Connecting the Past to the Pandemic
As I conducted my object-based research, COVID-19 allowed me to bridge another gap – that between past and present. The pandemic opened my eyes to the ways in which we as people have always used material objects to overcome obstacles.
For example, one such object that I explored during my internship was a kero from the Inca culture of fifteenth- and sixteenth-century Peru. This wooden cup was used to drink chicha de maíz, or corn beer, at ritual celebrations and ceremonial gatherings. As part of these celebrations, pairs of kero would be exchanged between Andean rulers. Such acts of reciprocity allowed the Inca to overcome interregional conflict as they raised their keros to state and local cooperation. (Click here for more information on the kero.) Today, because of the pandemic, such physical gatherings are not possible. Instead, we use phones and computers to create virtual gatherings. These material objects allow us to overcome the obstacle that is social distancing, connecting us to friends and family members (and in my case, coworkers) in a way that is safe. COVID-19 has really made me appreciate this power of past and present objects to overcome barriers in order to bring people closer together.

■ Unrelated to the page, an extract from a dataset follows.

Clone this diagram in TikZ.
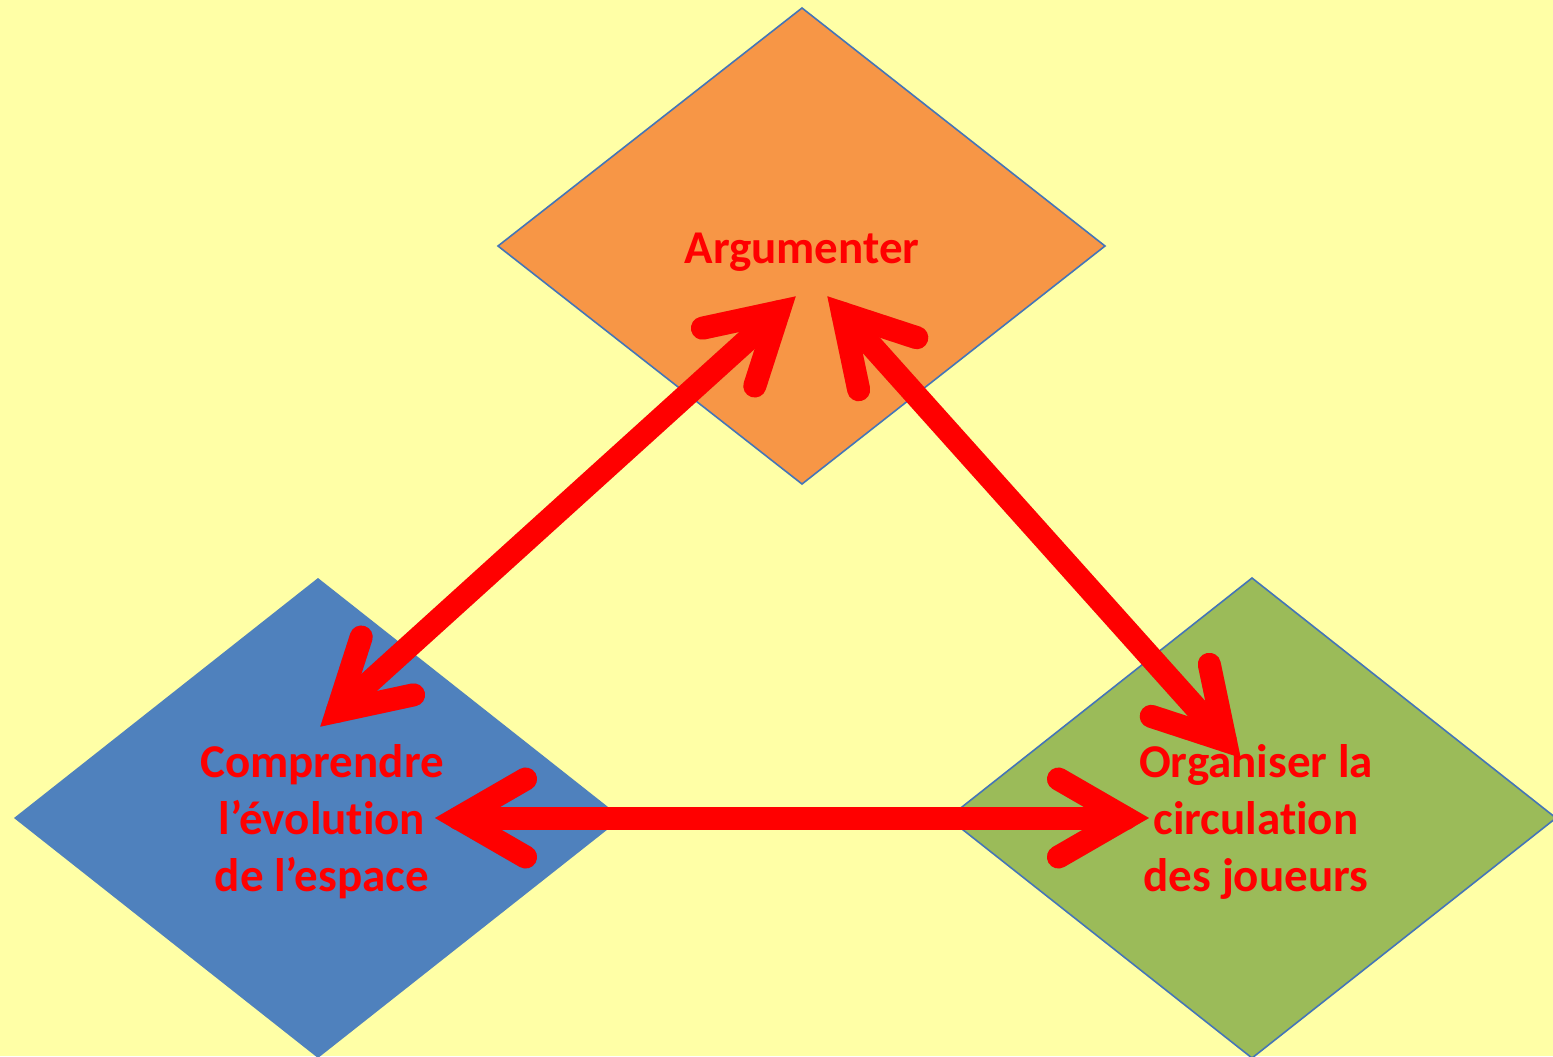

Another object that offered pandemic parallels was the pair of nalın from nineteenth-century Syria that I explored.
These wooden platform sandals were worn to create a boundary between the feet and the wet, dirty floor of the Ottoman bathhouse. As the nalın of wealthy persons grew in height and ornamentation, they also came to represent a boundary between the upper and lower class. Thus, these sandals allowed the wearer to overcome both the physical contamination of walking through muck and the social contamination of being mistaken for a person of lesser status. (Click here for more information on the nalin.) The more I learned about the nalın, the more I was reminded of the face masks that we now wear every day. Like the sandals, these masks allow us to protect our bodies from the germs that threaten to attack them. And like the height and ornamentation of the nalın, the patterns and slogans blazoned across our masks allow us to put our identities on display for all to see. COVID-19 has opened my eyes to the ways in which such material objects are used to overcome obstacles, both practically and symbolically.
Learning from a Distance
Start to finish, my experience as an intern for the Everhart Museum was defined by COVID-19. The unfortunate cancellation of my summer plans, the sweatpants-clad interview during my quarantine, the virtual connections I made with my coworkers, the parallels I drew between my research and the pandemic – COVID-19 is (for better or worse) responsible for all of these. I cannot say that these moments were all smooth sailing. But I can say that I learned something from each and every one of them.
Above all, I learned that the Everhart Museum is more than a building. It’s a community of people who are passionate about bringing the stories of the past into the world of the present. I’m grateful to those at the Everhart Museum for welcoming me into this community from over 100 miles away.